Transcribe the records that follow in their entirety, omitting any pictures.

begin Records supplied

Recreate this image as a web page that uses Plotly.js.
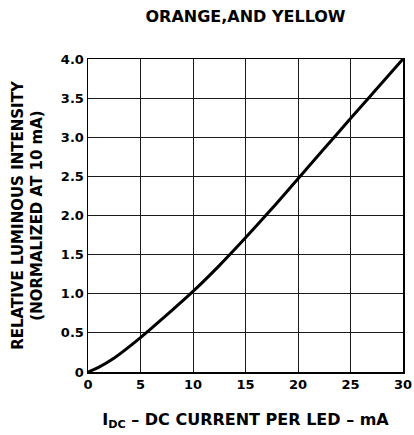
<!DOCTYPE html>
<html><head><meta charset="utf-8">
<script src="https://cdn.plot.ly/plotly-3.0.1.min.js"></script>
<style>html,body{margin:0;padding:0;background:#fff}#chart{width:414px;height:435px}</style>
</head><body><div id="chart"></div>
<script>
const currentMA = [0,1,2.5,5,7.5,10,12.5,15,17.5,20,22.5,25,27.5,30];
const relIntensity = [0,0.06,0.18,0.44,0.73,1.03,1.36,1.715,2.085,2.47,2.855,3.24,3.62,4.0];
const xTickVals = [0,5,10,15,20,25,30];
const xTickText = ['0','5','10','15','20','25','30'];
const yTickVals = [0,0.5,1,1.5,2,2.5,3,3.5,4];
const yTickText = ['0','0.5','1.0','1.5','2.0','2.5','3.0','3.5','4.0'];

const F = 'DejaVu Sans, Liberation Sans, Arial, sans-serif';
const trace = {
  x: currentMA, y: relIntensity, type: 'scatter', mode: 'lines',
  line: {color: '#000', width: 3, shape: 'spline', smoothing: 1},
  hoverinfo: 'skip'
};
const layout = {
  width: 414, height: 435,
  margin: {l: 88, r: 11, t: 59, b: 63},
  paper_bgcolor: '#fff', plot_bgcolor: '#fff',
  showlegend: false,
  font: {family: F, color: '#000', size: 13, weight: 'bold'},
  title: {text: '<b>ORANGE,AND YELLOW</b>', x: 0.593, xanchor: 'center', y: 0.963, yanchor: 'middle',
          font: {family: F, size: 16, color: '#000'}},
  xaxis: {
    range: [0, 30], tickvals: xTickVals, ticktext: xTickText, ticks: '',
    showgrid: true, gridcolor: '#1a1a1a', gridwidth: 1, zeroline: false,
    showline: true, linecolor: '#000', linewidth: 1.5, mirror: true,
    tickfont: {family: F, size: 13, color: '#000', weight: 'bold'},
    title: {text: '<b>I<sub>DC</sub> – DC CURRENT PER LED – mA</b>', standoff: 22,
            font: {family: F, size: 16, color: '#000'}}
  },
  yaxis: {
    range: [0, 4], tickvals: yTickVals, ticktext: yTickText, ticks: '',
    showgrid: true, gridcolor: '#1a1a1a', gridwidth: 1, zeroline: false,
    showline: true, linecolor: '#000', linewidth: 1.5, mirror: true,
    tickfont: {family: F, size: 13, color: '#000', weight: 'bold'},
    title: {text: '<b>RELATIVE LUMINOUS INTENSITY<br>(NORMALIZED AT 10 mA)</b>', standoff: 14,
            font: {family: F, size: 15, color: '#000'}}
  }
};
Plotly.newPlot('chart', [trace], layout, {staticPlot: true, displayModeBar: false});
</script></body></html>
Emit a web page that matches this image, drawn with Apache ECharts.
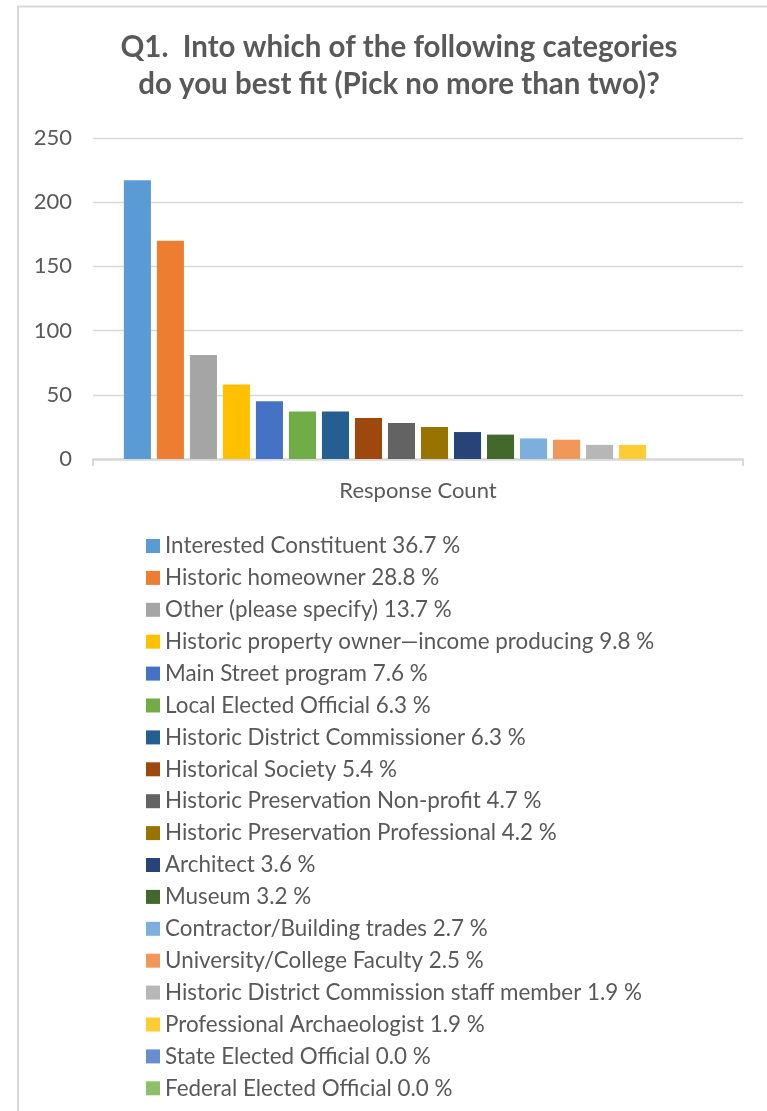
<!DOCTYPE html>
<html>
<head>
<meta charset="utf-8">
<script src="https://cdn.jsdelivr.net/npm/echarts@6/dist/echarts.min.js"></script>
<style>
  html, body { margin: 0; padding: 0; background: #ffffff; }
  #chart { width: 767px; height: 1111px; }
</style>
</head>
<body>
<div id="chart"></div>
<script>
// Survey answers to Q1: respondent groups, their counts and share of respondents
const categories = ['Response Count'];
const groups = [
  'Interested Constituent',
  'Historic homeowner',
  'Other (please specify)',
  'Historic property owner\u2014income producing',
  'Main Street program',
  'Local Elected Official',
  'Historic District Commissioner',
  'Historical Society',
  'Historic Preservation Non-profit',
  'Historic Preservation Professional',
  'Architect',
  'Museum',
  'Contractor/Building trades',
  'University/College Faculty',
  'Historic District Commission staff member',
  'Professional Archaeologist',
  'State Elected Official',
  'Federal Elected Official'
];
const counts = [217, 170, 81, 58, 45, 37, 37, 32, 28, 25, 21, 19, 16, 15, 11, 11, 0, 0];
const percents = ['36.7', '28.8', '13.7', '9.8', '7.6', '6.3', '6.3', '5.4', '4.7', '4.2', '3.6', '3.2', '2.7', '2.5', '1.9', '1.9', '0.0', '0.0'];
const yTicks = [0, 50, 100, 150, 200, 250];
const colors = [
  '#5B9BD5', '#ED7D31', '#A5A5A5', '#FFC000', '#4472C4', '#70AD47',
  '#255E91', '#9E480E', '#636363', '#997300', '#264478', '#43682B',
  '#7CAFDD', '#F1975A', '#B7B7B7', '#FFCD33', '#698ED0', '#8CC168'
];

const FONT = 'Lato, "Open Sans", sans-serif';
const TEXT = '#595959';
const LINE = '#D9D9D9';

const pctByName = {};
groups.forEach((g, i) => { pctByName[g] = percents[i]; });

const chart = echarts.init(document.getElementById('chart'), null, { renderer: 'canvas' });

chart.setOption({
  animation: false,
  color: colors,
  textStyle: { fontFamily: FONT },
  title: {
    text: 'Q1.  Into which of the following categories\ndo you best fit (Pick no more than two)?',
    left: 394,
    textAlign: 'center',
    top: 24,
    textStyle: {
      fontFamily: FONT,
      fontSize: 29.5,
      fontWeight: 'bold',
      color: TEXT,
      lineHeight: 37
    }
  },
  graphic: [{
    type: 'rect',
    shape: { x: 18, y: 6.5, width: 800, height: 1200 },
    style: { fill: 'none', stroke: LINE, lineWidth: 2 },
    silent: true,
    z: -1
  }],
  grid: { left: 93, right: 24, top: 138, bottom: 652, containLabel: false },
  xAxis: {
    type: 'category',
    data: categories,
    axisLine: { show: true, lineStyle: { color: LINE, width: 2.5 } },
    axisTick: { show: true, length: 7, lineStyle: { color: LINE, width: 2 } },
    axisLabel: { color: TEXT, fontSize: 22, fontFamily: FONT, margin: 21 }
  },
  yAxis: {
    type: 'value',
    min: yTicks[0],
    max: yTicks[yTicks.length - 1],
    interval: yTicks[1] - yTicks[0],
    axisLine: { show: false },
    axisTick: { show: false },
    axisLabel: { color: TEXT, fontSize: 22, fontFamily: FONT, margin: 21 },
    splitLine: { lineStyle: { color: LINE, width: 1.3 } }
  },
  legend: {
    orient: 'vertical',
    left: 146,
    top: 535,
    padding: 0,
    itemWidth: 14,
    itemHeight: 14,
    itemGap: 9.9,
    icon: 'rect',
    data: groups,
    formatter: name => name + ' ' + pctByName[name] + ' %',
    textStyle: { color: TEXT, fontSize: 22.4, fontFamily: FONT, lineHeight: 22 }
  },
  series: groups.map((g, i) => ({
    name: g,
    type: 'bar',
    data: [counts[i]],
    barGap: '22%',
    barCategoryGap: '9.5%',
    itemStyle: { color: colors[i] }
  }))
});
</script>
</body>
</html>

end Records supplied

**The reply:**
Recreate this image as a web page that uses Plotly.js.
<!DOCTYPE html>
<html><head><meta charset="utf-8">
<script src="https://cdn.plot.ly/plotly-3.0.1.min.js"></script>
<style>html,body{margin:0;padding:0;background:#fff}#chart{width:414px;height:435px}</style>
</head><body><div id="chart"></div>
<script>
const currentMA = [0,1,2.5,5,7.5,10,12.5,15,17.5,20,22.5,25,27.5,30];
const relIntensity = [0,0.06,0.18,0.44,0.73,1.03,1.36,1.715,2.085,2.47,2.855,3.24,3.62,4.0];
const xTickVals = [0,5,10,15,20,25,30];
const xTickText = ['0','5','10','15','20','25','30'];
const yTickVals = [0,0.5,1,1.5,2,2.5,3,3.5,4];
const yTickText = ['0','0.5','1.0','1.5','2.0','2.5','3.0','3.5','4.0'];

const F = 'DejaVu Sans, Liberation Sans, Arial, sans-serif';
const trace = {
  x: currentMA, y: relIntensity, type: 'scatter', mode: 'lines',
  line: {color: '#000', width: 3, shape: 'spline', smoothing: 1},
  hoverinfo: 'skip'
};
const layout = {
  width: 414, height: 435,
  margin: {l: 88, r: 11, t: 59, b: 63},
  paper_bgcolor: '#fff', plot_bgcolor: '#fff',
  showlegend: false,
  font: {family: F, color: '#000', size: 13, weight: 'bold'},
  title: {text: '<b>ORANGE,AND YELLOW</b>', x: 0.593, xanchor: 'center', y: 0.963, yanchor: 'middle',
          font: {family: F, size: 16, color: '#000'}},
  xaxis: {
    range: [0, 30], tickvals: xTickVals, ticktext: xTickText, ticks: '',
    showgrid: true, gridcolor: '#1a1a1a', gridwidth: 1, zeroline: false,
    showline: true, linecolor: '#000', linewidth: 1.5, mirror: true,
    tickfont: {family: F, size: 13, color: '#000', weight: 'bold'},
    title: {text: '<b>I<sub>DC</sub> – DC CURRENT PER LED – mA</b>', standoff: 22,
            font: {family: F, size: 16, color: '#000'}}
  },
  yaxis: {
    range: [0, 4], tickvals: yTickVals, ticktext: yTickText, ticks: '',
    showgrid: true, gridcolor: '#1a1a1a', gridwidth: 1, zeroline: false,
    showline: true, linecolor: '#000', linewidth: 1.5, mirror: true,
    tickfont: {family: F, size: 13, color: '#000', weight: 'bold'},
    title: {text: '<b>RELATIVE LUMINOUS INTENSITY<br>(NORMALIZED AT 10 mA)</b>', standoff: 14,
            font: {family: F, size: 15, color: '#000'}}
  }
};
Plotly.newPlot('chart', [trace], layout, {staticPlot: true, displayModeBar: false});
</script></body></html>
Emit a web page that matches this image, drawn with Apache ECharts.
<!DOCTYPE html>
<html>
<head>
<meta charset="utf-8">
<script src="https://cdn.jsdelivr.net/npm/echarts@6/dist/echarts.min.js"></script>
<style>
  html, body { margin: 0; padding: 0; background: #ffffff; }
  #chart { width: 767px; height: 1111px; }
</style>
</head>
<body>
<div id="chart"></div>
<script>
// Survey answers to Q1: respondent groups, their counts and share of respondents
const categories = ['Response Count'];
const groups = [
  'Interested Constituent',
  'Historic homeowner',
  'Other (please specify)',
  'Historic property owner\u2014income producing',
  'Main Street program',
  'Local Elected Official',
  'Historic District Commissioner',
  'Historical Society',
  'Historic Preservation Non-profit',
  'Historic Preservation Professional',
  'Architect',
  'Museum',
  'Contractor/Building trades',
  'University/College Faculty',
  'Historic District Commission staff member',
  'Professional Archaeologist',
  'State Elected Official',
  'Federal Elected Official'
];
const counts = [217, 170, 81, 58, 45, 37, 37, 32, 28, 25, 21, 19, 16, 15, 11, 11, 0, 0];
const percents = ['36.7', '28.8', '13.7', '9.8', '7.6', '6.3', '6.3', '5.4', '4.7', '4.2', '3.6', '3.2', '2.7', '2.5', '1.9', '1.9', '0.0', '0.0'];
const yTicks = [0, 50, 100, 150, 200, 250];
const colors = [
  '#5B9BD5', '#ED7D31', '#A5A5A5', '#FFC000', '#4472C4', '#70AD47',
  '#255E91', '#9E480E', '#636363', '#997300', '#264478', '#43682B',
  '#7CAFDD', '#F1975A', '#B7B7B7', '#FFCD33', '#698ED0', '#8CC168'
];

const FONT = 'Lato, "Open Sans", sans-serif';
const TEXT = '#595959';
const LINE = '#D9D9D9';

const pctByName = {};
groups.forEach((g, i) => { pctByName[g] = percents[i]; });

const chart = echarts.init(document.getElementById('chart'), null, { renderer: 'canvas' });

chart.setOption({
  animation: false,
  color: colors,
  textStyle: { fontFamily: FONT },
  title: {
    text: 'Q1.  Into which of the following categories\ndo you best fit (Pick no more than two)?',
    left: 394,
    textAlign: 'center',
    top: 24,
    textStyle: {
      fontFamily: FONT,
      fontSize: 29.5,
      fontWeight: 'bold',
      color: TEXT,
      lineHeight: 37
    }
  },
  graphic: [{
    type: 'rect',
    shape: { x: 18, y: 6.5, width: 800, height: 1200 },
    style: { fill: 'none', stroke: LINE, lineWidth: 2 },
    silent: true,
    z: -1
  }],
  grid: { left: 93, right: 24, top: 138, bottom: 652, containLabel: false },
  xAxis: {
    type: 'category',
    data: categories,
    axisLine: { show: true, lineStyle: { color: LINE, width: 2.5 } },
    axisTick: { show: true, length: 7, lineStyle: { color: LINE, width: 2 } },
    axisLabel: { color: TEXT, fontSize: 22, fontFamily: FONT, margin: 21 }
  },
  yAxis: {
    type: 'value',
    min: yTicks[0],
    max: yTicks[yTicks.length - 1],
    interval: yTicks[1] - yTicks[0],
    axisLine: { show: false },
    axisTick: { show: false },
    axisLabel: { color: TEXT, fontSize: 22, fontFamily: FONT, margin: 21 },
    splitLine: { lineStyle: { color: LINE, width: 1.3 } }
  },
  legend: {
    orient: 'vertical',
    left: 146,
    top: 535,
    padding: 0,
    itemWidth: 14,
    itemHeight: 14,
    itemGap: 9.9,
    icon: 'rect',
    data: groups,
    formatter: name => name + ' ' + pctByName[name] + ' %',
    textStyle: { color: TEXT, fontSize: 22.4, fontFamily: FONT, lineHeight: 22 }
  },
  series: groups.map((g, i) => ({
    name: g,
    type: 'bar',
    data: [counts[i]],
    barGap: '22%',
    barCategoryGap: '9.5%',
    itemStyle: { color: colors[i] }
  }))
});
</script>
</body>
</html>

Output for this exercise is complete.